Sur un pc tournant avec win, dans la barre en bas à droite, il est possible d'afficher la vitesse de connexion au réseau (10/100 ou 1000)... Actuellement le réseau de ma boite tourne en 100, mais on va installer de quoi faire tourner le réseau en gigabit m'a -t-on dit... Où puis-je trouver ces données sur mon macboock Pro qui fonctionne avec un léopard complètement à jour ?
Ma carte réseau est-elle en mesure d'accepter le gigabit ?

Merci de vos précisions.


----------



## kisco (30 Janvier 2009)

omni a dit:


> Bonjour,
> 
> Sur un pc tournant avec win, dans la barre en bas à droite, il est possible d'afficher la vitesse de connexion au réseau (10/100 ou 1000)... Actuellement le réseau de ma boite tourne en 100, mais on va installer de quoi faire tourner le réseau en gigabit m'a -t-on dit... Où puis-je trouver ces données sur mon macboock Pro qui fonctionne avec un léopard complètement à jour ?
> Ma carte réseau est-elle en mesure d'accepter le gigabit ?
> ...


Bonjour,

aucun souci, les portables Mac ont du Gigabit depuis bien longtemps maintenant, déjà lorsqu'ils s'appelaient "PowerBook" 

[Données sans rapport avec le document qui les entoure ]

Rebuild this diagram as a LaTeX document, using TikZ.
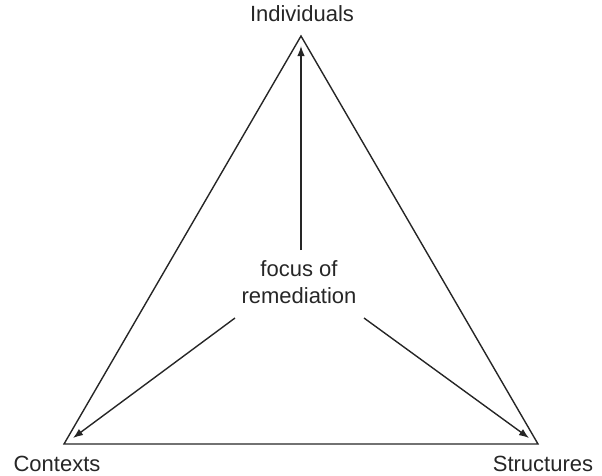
\documentclass[tikz,border=0pt]{standalone}
\usepackage{fontspec}
\setmainfont{Liberation Sans}
\usetikzlibrary{arrows.meta}
\begin{document}
\begin{tikzpicture}[x=1pt,y=-1pt,
  edge/.style={line width=1.4pt,draw=black!85},
  flow/.style={line width=1.4pt,draw=black!85,-{Latex[length=10pt,width=7.5pt]}},
  lbl/.style={font=\fontsize{22}{27}\selectfont,text=black!85,inner sep=0pt,align=center}]
\useasboundingbox (0,0) rectangle (602,475);
% triangle corners
\coordinate (top) at (301,36);
\coordinate (bl) at (64,444);
\coordinate (br) at (538,444);
\draw[edge,line join=miter] (top) -- (bl) -- (br) -- cycle;
% corner labels
\node[lbl] (ind) at (302,14) {Individuals};
\node[lbl] (ctx) at (57,464) {Contexts};
\node[lbl] (str) at (543,464) {Structures};
% centre label and arrows
\node[lbl] (focus) at (299,282) {focus of\\remediation};
\coordinate (tI) at (301,46);
\coordinate (tC) at (73,438);
\coordinate (tS) at (529,438);
\draw[flow] (301,250) -- (tI);
\draw[flow] (235,318) -- (tC);
\draw[flow] (364,318) -- (tS);
\end{tikzpicture}
\end{document}
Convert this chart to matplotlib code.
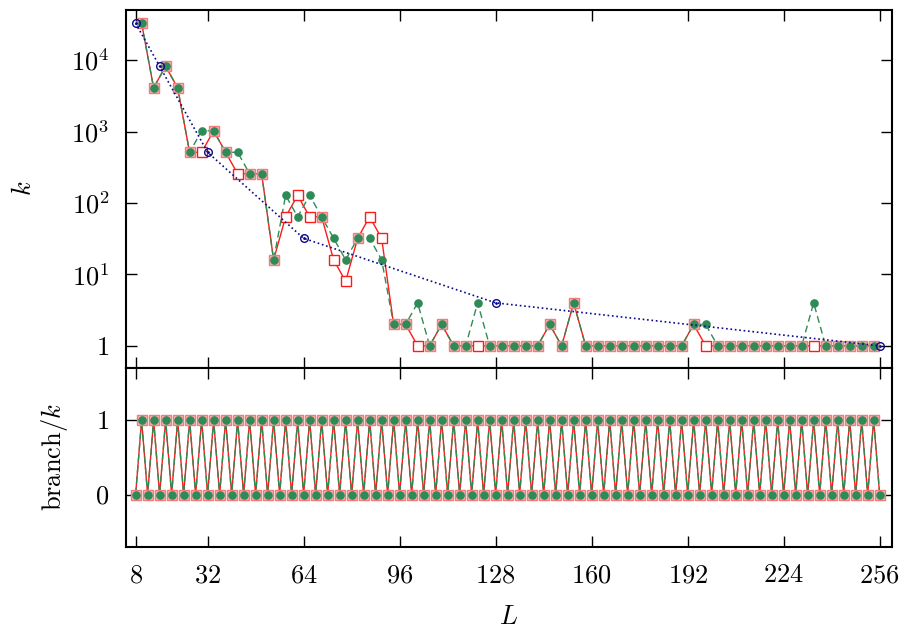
import matplotlib
matplotlib.use("Agg")
import matplotlib.pyplot as plt
import numpy as np

plt.rcParams['mathtext.fontset'] = 'cm'
plt.rcParams['font.family'] = 'serif'
plt.rcParams['font.serif'] = ['cmr10', 'DejaVu Serif']
plt.rcParams['axes.unicode_minus'] = False

# top panel: k versus L
L_pow2 = [8, 16, 32, 64, 128, 256]
k_pow2 = [32768, 8192, 512, 32, 4, 1]

L_main = list(range(10, 258, 4))
k_red = [32768, 4096, 8192, 4096, 512, 512, 1024, 512, 256, 256, 256,
         16, 64, 128, 64, 64, 16, 8, 32, 64, 32,
         2, 2, 1, 1, 2, 1, 1, 1, 1, 1,
         1, 1, 1, 2, 1, 4, 1, 1, 1, 1,
         1, 1, 1, 1, 1, 2, 1, 1, 1, 1,
         1, 1, 1, 1, 1, 1, 1, 1, 1, 1, 1]
k_green = [32768, 4096, 8192, 4096, 512, 1024, 1024, 512, 512, 256, 256,
           16, 128, 64, 128, 64, 32, 16, 32, 32, 16,
           2, 2, 4, 1, 2, 1, 1, 4, 1, 1,
           1, 1, 1, 2, 1, 4, 1, 1, 1, 1,
           1, 1, 1, 1, 1, 2, 2, 1, 1, 1,
           1, 1, 1, 1, 1, 4, 1, 1, 1, 1, 1]

# bottom panel: branch/k versus L
L_branch = list(range(8, 258, 2))
branch = [0, 1, 0, 1, 0, 1, 0, 1, 0, 1, 0, 1, 0, 1, 0, 1, 0, 1, 0, 1,
          0, 1, 0, 1, 0, 1, 0, 1, 0, 1, 0, 1, 0, 1, 0, 1, 0, 1, 0, 1,
          0, 1, 0, 1, 0, 1, 0, 1, 0, 1, 0, 1, 0, 1, 0, 1, 0, 1, 0, 1,
          0, 1, 0, 1, 0, 1, 0, 1, 0, 1, 0, 1, 0, 1, 0, 1, 0, 1, 0, 1,
          0, 1, 0, 1, 0, 1, 0, 1, 0, 1, 0, 1, 0, 1, 0, 1, 0, 1, 0, 1,
          0, 1, 0, 1, 0, 1, 0, 1, 0, 1, 0, 1, 0, 1, 0, 1, 0, 1, 0, 1,
          0, 1, 0, 1, 0]

xticks = [8, 32, 64, 96, 128, 160, 192, 224, 256]

RED = '#ff1a1a'
PINK_FACE = '#fcb4b4'
PINK_EDGE = '#f77a7a'
GREEN = '#2e8b57'
NAVY = '#0a0a8c'

fig = plt.figure(figsize=(9.04, 6.31), dpi=100)
ax1 = fig.add_axes([0.1394, 0.4168, 0.8473, 0.5681])
ax2 = fig.add_axes([0.1394, 0.1336, 0.8473, 0.2832])


def draw_pair(ax, x, yr, yg):
    x = np.asarray(x)
    yr = np.asarray(yr)
    yg = np.asarray(yg)
    same = yr == yg
    ax.plot(x, yr, '-', color=RED, lw=1.0, zorder=2)
    ax.plot(x, yg, '--', color=GREEN, lw=1.0, dashes=(5, 3), zorder=3)
    ax.plot(x[~same], yr[~same], 's', ms=7, mfc='white', mec=RED, mew=1.0,
            zorder=4)
    ax.plot(x[same], yr[same], 's', ms=7.5, mfc=PINK_FACE, mec=PINK_EDGE,
            mew=1.0, zorder=4)
    ax.plot(x, yg, 'o', ms=5.2, color=GREEN, mec=GREEN, zorder=5)


draw_pair(ax1, L_main, k_red, k_green)
ax1.plot(L_pow2, k_pow2, ':', color=NAVY, lw=1.2, zorder=6)
ax1.plot(L_pow2, k_pow2, 'o', ms=5.5, mfc='none', mec=NAVY, mew=1.0, zorder=7)
ax1.plot(L_pow2, k_pow2, '.', ms=2, color=NAVY, zorder=7)

ax1.set_yscale('log')
ax1.set_ylim(0.49, 5.1e4)
ax1.set_xlim(4.8, 260.1)
ax1.set_yticks([1, 10, 100, 1000, 10000])
ax1.set_yticklabels(['$1$', '$10^1$', '$10^2$', '$10^3$', '$10^4$'])
ax1.yaxis.set_minor_locator(matplotlib.ticker.NullLocator())
ax1.set_xticks(xticks)
ax1.set_xticklabels([])
ax1.set_ylabel('$k$', fontsize=19)
ax1.yaxis.set_label_coords(-0.118, 0.5)

draw_pair(ax2, L_branch, branch, branch)
ax2.set_xlim(4.8, 260.1)
ax2.set_ylim(-0.7, 1.7)
ax2.set_yticks([0, 1])
ax2.set_yticklabels(['$0$', '$1$'])
ax2.set_xticks(xticks)
ax2.set_xticklabels(['$%d$' % t for t in xticks])
ax2.set_ylabel(r'$\mathrm{branch}/k$', fontsize=19)
ax2.yaxis.set_label_coords(-0.073, 0.5)
ax2.set_xlabel('$L$', fontsize=19)
ax2.xaxis.set_label_coords(0.5, -0.325)

for ax in (ax1, ax2):
    ax.tick_params(direction='in', length=8, width=1.0, top=True, right=True,
                   labelsize=19, pad=12)
    for s in ax.spines.values():
        s.set_linewidth(1.5)

fig.savefig('out.png', dpi=100)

tu peux le voir dans menu Pomme > A propos de ce Mac > plus d'infos

ou sinon avec Mactracker (base de donnée des spécifications de tous les Mac)


----------



## omni (30 Janvier 2009)

Merci pour l'info. je suis donc aller voir : est-ce cela ,
Sous-type Média :	100baseTX

Si oui, pour quoi 100 et pas 1000 ?


----------



## kisco (30 Janvier 2009)

omni a dit:


> Merci pour l'info. je suis donc aller voir : est-ce cela ,
> Sous-type Média :    100baseTX
> 
> Si oui, pour quoi 100 et pas 1000 ?


sûrement car le cable et le réseau sur lequel tu es actuellement connecté est en 100

c'est bien indiqué "Gigabit Ethernet" sur la page Apple des Macbookpro


----------



## zazthemac (30 Janvier 2009)

Salut 

le 100 base TX dans sous type media signiefie que ta carte ethernet est reglée sur du 100Mbps
pour modifier cela : prferences systemes / reseau / tu selectionnes l'ethernet tu cliques sur avancé. 
Dans l'oglet ethernet (au fond à droite) tu peux selectionner le mode de connection : auto ou manuel. Toi tu dois donc etre u manuel avec vitesse : 100 baseT. 
si tu as du giga tu dois le trouver dans  menu deroulant. S oui laisse leopard le cnfigurer et laisse en auto.


----------



## omni (30 Janvier 2009)

OUi !!! c'est ça ! Je suis allé voir le mode de connexion manuel ou auto et je me suis mis manuellement sur 1000 = plus de connexion = normal puisque pour l'instant le réseau n'est pas gigabit...
Merci pour ces précieuses info !


----------



## zazthemac (31 Janvier 2009)

de rien,un ptit coup de boule?


----------



## zazthemac (31 Janvier 2009)

je te conseille de le laisser en auto comme ca il bascule direct sr la norme utilisé (100 ou 100)


----------